>> begin Data lines
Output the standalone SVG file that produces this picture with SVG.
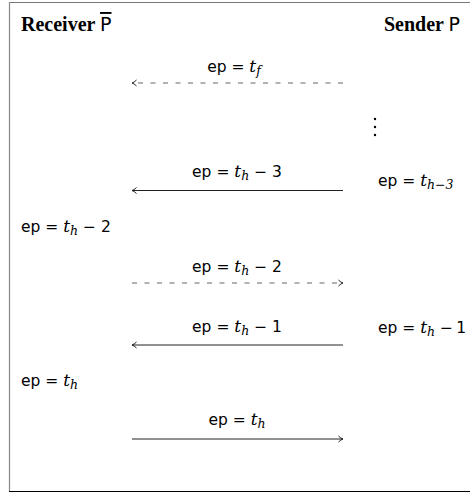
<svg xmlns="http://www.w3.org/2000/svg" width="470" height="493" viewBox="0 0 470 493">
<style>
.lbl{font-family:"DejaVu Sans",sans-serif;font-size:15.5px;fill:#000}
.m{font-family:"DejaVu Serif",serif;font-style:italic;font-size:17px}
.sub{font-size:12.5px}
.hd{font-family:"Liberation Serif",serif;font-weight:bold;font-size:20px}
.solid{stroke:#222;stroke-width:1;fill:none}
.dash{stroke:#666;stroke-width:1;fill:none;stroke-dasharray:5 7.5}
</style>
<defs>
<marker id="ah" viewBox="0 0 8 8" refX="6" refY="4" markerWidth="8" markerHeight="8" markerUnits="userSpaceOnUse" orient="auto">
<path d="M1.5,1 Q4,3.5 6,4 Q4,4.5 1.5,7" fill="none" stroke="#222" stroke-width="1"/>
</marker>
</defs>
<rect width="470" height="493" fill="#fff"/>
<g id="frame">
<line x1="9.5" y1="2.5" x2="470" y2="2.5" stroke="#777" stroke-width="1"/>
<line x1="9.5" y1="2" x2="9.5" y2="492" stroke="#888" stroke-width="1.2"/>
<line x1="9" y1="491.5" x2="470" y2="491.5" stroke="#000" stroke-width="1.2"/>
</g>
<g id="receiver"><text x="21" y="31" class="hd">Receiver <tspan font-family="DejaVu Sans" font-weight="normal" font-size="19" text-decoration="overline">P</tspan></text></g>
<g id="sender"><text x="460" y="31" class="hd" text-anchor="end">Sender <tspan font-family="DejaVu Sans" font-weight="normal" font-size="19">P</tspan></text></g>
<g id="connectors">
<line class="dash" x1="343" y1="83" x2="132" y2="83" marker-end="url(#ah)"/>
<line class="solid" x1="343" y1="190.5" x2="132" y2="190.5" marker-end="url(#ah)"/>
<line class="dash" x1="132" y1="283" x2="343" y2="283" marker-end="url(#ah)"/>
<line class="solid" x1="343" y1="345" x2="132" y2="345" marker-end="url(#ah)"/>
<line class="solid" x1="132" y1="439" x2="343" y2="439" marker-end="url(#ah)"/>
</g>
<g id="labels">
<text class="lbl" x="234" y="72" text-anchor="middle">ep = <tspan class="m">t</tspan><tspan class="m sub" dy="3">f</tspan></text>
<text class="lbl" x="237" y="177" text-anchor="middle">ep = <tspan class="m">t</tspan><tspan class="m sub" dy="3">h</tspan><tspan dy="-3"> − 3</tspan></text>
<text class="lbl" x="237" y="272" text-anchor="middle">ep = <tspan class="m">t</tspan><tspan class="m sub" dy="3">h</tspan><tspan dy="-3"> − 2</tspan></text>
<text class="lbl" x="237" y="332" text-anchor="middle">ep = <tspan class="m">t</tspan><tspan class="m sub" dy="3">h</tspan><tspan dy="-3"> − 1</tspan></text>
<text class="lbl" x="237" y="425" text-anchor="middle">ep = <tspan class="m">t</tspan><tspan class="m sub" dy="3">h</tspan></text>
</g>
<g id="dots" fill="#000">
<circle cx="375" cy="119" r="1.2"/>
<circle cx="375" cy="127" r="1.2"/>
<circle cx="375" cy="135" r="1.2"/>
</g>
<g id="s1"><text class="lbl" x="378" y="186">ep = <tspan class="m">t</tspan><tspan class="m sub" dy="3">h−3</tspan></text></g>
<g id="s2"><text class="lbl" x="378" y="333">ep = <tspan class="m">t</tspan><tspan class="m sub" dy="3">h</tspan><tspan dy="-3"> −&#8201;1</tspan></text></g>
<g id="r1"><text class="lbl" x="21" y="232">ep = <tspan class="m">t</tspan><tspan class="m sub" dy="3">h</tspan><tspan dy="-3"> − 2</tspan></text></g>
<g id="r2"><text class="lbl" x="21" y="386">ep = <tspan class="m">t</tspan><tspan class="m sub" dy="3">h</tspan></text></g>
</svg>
>> end Data lines
Set problem: Set down the complete material exactly, but do not include the images.

Solved problem:
Output the standalone SVG file that produces this picture with SVG.
<svg xmlns="http://www.w3.org/2000/svg" width="470" height="493" viewBox="0 0 470 493">
<style>
.lbl{font-family:"DejaVu Sans",sans-serif;font-size:15.5px;fill:#000}
.m{font-family:"DejaVu Serif",serif;font-style:italic;font-size:17px}
.sub{font-size:12.5px}
.hd{font-family:"Liberation Serif",serif;font-weight:bold;font-size:20px}
.solid{stroke:#222;stroke-width:1;fill:none}
.dash{stroke:#666;stroke-width:1;fill:none;stroke-dasharray:5 7.5}
</style>
<defs>
<marker id="ah" viewBox="0 0 8 8" refX="6" refY="4" markerWidth="8" markerHeight="8" markerUnits="userSpaceOnUse" orient="auto">
<path d="M1.5,1 Q4,3.5 6,4 Q4,4.5 1.5,7" fill="none" stroke="#222" stroke-width="1"/>
</marker>
</defs>
<rect width="470" height="493" fill="#fff"/>
<g id="frame">
<line x1="9.5" y1="2.5" x2="470" y2="2.5" stroke="#777" stroke-width="1"/>
<line x1="9.5" y1="2" x2="9.5" y2="492" stroke="#888" stroke-width="1.2"/>
<line x1="9" y1="491.5" x2="470" y2="491.5" stroke="#000" stroke-width="1.2"/>
</g>
<g id="receiver"><text x="21" y="31" class="hd">Receiver <tspan font-family="DejaVu Sans" font-weight="normal" font-size="19" text-decoration="overline">P</tspan></text></g>
<g id="sender"><text x="460" y="31" class="hd" text-anchor="end">Sender <tspan font-family="DejaVu Sans" font-weight="normal" font-size="19">P</tspan></text></g>
<g id="connectors">
<line class="dash" x1="343" y1="83" x2="132" y2="83" marker-end="url(#ah)"/>
<line class="solid" x1="343" y1="190.5" x2="132" y2="190.5" marker-end="url(#ah)"/>
<line class="dash" x1="132" y1="283" x2="343" y2="283" marker-end="url(#ah)"/>
<line class="solid" x1="343" y1="345" x2="132" y2="345" marker-end="url(#ah)"/>
<line class="solid" x1="132" y1="439" x2="343" y2="439" marker-end="url(#ah)"/>
</g>
<g id="labels">
<text class="lbl" x="234" y="72" text-anchor="middle">ep = <tspan class="m">t</tspan><tspan class="m sub" dy="3">f</tspan></text>
<text class="lbl" x="237" y="177" text-anchor="middle">ep = <tspan class="m">t</tspan><tspan class="m sub" dy="3">h</tspan><tspan dy="-3"> − 3</tspan></text>
<text class="lbl" x="237" y="272" text-anchor="middle">ep = <tspan class="m">t</tspan><tspan class="m sub" dy="3">h</tspan><tspan dy="-3"> − 2</tspan></text>
<text class="lbl" x="237" y="332" text-anchor="middle">ep = <tspan class="m">t</tspan><tspan class="m sub" dy="3">h</tspan><tspan dy="-3"> − 1</tspan></text>
<text class="lbl" x="237" y="425" text-anchor="middle">ep = <tspan class="m">t</tspan><tspan class="m sub" dy="3">h</tspan></text>
</g>
<g id="dots" fill="#000">
<circle cx="375" cy="119" r="1.2"/>
<circle cx="375" cy="127" r="1.2"/>
<circle cx="375" cy="135" r="1.2"/>
</g>
<g id="s1"><text class="lbl" x="378" y="186">ep = <tspan class="m">t</tspan><tspan class="m sub" dy="3">h−3</tspan></text></g>
<g id="s2"><text class="lbl" x="378" y="333">ep = <tspan class="m">t</tspan><tspan class="m sub" dy="3">h</tspan><tspan dy="-3"> −&#8201;1</tspan></text></g>
<g id="r1"><text class="lbl" x="21" y="232">ep = <tspan class="m">t</tspan><tspan class="m sub" dy="3">h</tspan><tspan dy="-3"> − 2</tspan></text></g>
<g id="r2"><text class="lbl" x="21" y="386">ep = <tspan class="m">t</tspan><tspan class="m sub" dy="3">h</tspan></text></g>
</svg>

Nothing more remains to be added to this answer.